The new technology can help them do that. The current share of generation for wind energy is around 4.5 percent. The industry and the government would like that to grow to 20 percent by 2030.

ConvergenceRI: What has been the response from the companies to date about your product?
FINE: Our strategy is to engage with the manufacturers and tell them about this breakthrough technology.

Our plan is to do prototype testing in a wind tunnel and a full-scale demonstration on a wind tubine,  with wind turbines and to share the data with them.

We want to generate interest with as many manufacturers as possible.

So far, there has been keen interest in the technology.

ConvergenceRI: Where will the testing take place?
FINE: We are working with the University of Notre Dame. We licensed the technology from Notre Dame, and they have a tremendous array of wind tunnels that satisfy our testing needs. This also gives us access to the professors that are leading the research.

We have not yet identified the test turbine for our full-scale demonstration. Our goal is to work with the National Renewable Energy Research Laboratory.
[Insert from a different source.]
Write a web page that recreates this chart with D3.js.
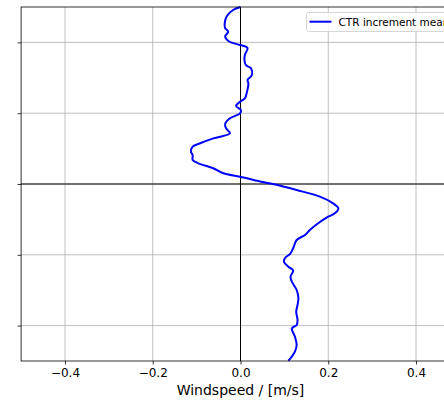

ConvergenceRI: Have you been in contact with Deepwater Wind about your new product?
FINE: We have briefed them. But we plan to do an onshore test of the device, which will give us more than enough data and sensory acquisitions and third-party validation for the technology.

ConvergenceRI: Do you think that the device may have other applications beyond wind turbine blades?
FINE: Right now, we want to stay focused on wind energy. In the future, there are lots of potential applications anywhere lift and drag are important.

ConvergenceRI: Can you explain the economics of how your device can lower wind energy costs?
FINE: Wind turbine manufacturers are faced with the problem of how to reduce the future costs of wind energy. The cost of wind energy has already dropped some 75 percent over the last several decades. This dramatic fall has been fueled by the ever-increasing turbine size and the introduction of new manufacuring techniques. But there are limits to this trend due to the increased wear and tear on the blades and on the turbine's gearbox due to unsteady aerodynamic forces. Our device will allow the turbines to react to changes in the wind, improving their efficiency and extending their service life.

It makes it a good time for Aquanis. With our device, which we can put on as an adhesive patch on the surface, with no moving parts, is a much less expensive solution, because it doesn’t change the design and manufacture of the blades.

We have the secret sauce, so to speak, to leap frog over the other technologies.

ConvergenceRI: What was the importance of the Slater Fund investment for your company?
FINE: Slater is so much more than an investor group. Slater helped me focus on zeroing in on the correct value proposition. They also made me realize that the wind manufacturers had to become involved early on in our development. They have been great to work with.